> [Exercise brief]: Please return nothing but the lines between the line holding "Generate a Python" and the line holding "import pandas as pd", both ends included, without the pictures.

> [Records provided]:
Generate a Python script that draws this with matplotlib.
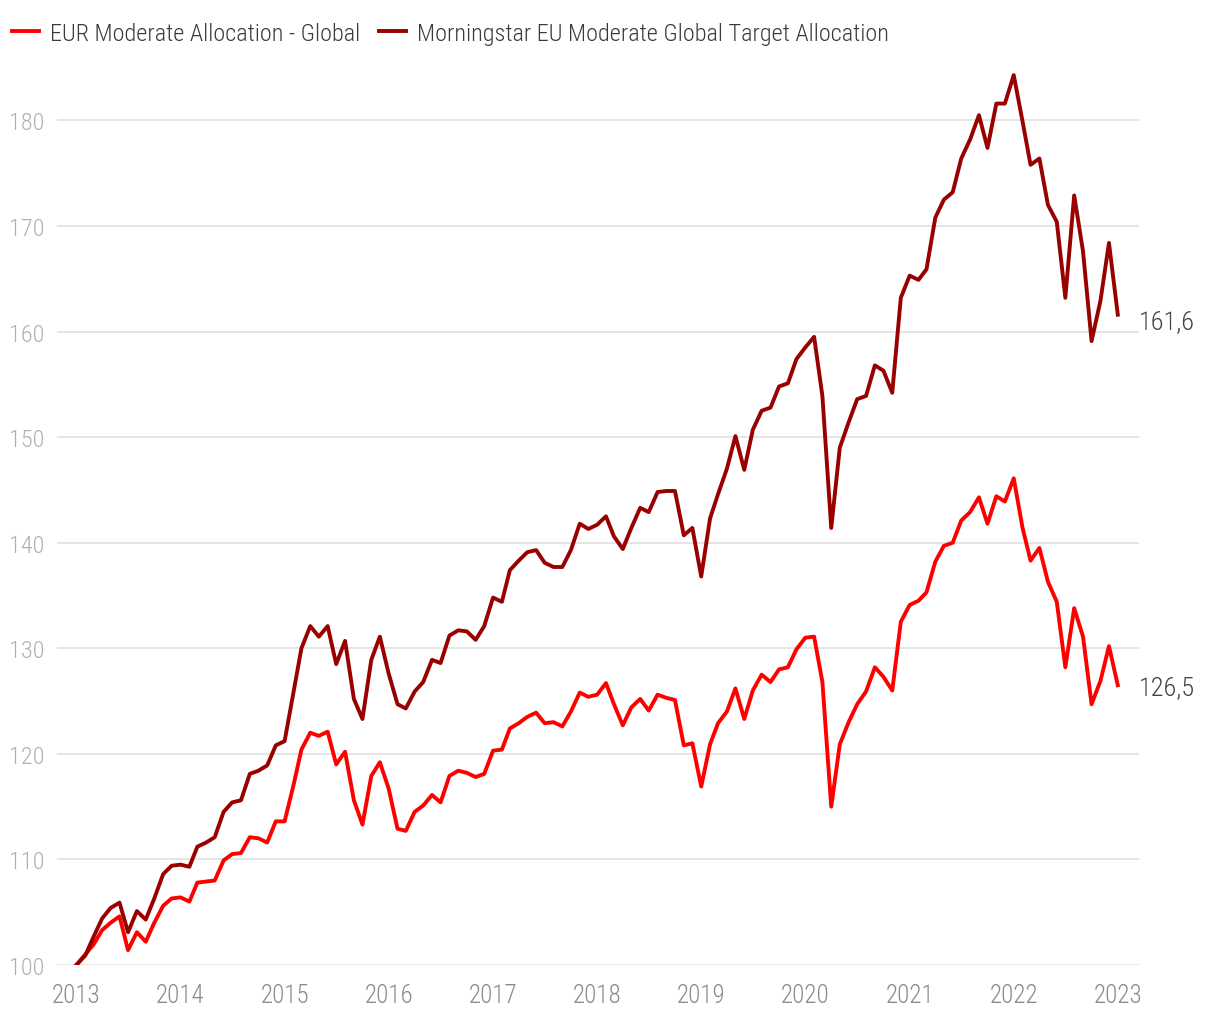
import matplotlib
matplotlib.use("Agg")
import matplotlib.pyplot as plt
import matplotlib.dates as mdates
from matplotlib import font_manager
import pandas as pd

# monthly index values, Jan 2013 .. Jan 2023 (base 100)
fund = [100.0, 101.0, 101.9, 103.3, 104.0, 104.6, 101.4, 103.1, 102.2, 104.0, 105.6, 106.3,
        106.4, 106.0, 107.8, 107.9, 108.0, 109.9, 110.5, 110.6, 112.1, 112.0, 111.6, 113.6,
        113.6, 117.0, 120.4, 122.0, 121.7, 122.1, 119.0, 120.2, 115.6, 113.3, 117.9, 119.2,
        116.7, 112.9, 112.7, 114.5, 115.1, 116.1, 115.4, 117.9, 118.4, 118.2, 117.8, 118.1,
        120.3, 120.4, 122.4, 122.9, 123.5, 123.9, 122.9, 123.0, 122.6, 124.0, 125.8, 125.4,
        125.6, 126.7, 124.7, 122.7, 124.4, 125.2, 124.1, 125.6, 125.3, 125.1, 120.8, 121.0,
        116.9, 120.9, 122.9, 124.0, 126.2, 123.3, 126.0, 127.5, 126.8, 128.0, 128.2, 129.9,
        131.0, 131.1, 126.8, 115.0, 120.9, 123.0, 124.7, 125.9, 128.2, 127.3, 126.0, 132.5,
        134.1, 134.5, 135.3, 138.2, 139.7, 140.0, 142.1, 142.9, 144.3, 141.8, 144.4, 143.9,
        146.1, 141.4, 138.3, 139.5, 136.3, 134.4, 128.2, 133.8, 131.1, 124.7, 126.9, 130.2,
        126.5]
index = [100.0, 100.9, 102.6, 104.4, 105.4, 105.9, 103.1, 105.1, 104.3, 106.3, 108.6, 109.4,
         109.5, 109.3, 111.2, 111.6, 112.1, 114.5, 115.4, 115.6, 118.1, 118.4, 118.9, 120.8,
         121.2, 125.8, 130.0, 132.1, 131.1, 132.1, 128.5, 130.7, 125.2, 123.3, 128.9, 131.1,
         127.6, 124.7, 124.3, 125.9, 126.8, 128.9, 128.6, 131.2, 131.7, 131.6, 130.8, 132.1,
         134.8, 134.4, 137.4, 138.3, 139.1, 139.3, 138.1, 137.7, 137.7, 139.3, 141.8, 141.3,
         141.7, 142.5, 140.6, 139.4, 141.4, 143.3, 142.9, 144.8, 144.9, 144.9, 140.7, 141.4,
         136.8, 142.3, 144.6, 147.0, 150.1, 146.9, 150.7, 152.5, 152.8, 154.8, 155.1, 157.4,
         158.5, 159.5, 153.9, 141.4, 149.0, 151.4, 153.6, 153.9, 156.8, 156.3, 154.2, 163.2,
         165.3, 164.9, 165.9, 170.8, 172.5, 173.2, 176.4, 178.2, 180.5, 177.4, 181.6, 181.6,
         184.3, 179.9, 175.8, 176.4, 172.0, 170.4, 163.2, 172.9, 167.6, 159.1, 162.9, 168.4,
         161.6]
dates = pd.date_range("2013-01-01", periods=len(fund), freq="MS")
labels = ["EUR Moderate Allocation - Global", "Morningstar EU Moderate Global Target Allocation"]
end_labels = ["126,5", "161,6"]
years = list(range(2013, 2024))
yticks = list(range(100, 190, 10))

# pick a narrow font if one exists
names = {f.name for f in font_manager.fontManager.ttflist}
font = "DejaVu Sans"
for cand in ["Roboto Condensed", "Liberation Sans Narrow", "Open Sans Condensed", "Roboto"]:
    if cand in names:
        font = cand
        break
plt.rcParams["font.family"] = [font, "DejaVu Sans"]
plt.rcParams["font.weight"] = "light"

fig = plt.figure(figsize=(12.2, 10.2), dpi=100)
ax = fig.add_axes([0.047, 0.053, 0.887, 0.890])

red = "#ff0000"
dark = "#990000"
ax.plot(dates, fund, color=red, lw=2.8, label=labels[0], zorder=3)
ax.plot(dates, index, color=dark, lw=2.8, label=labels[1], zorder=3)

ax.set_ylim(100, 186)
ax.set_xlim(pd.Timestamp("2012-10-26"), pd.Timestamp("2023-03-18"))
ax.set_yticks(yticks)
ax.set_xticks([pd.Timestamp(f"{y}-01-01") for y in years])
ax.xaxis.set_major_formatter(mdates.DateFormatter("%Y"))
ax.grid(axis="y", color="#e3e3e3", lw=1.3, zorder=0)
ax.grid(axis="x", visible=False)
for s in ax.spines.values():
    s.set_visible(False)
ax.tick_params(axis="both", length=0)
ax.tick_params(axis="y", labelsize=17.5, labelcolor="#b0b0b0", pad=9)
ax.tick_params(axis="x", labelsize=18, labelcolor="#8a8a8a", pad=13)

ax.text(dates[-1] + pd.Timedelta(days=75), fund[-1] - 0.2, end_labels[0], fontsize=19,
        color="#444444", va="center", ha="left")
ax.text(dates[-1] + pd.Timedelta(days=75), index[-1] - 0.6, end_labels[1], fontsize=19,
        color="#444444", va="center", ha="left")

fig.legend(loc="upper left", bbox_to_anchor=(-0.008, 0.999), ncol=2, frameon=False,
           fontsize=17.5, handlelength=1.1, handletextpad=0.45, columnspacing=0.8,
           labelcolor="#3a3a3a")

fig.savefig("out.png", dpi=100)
* * *
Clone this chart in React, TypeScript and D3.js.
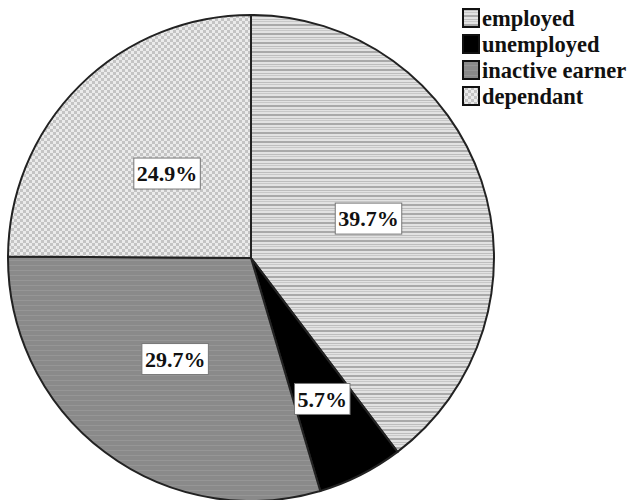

> [The output]:
Generate a Python script that draws this with matplotlib.
import matplotlib
matplotlib.use("Agg")
import matplotlib.pyplot as plt
import matplotlib.dates as mdates
from matplotlib import font_manager
import pandas as pd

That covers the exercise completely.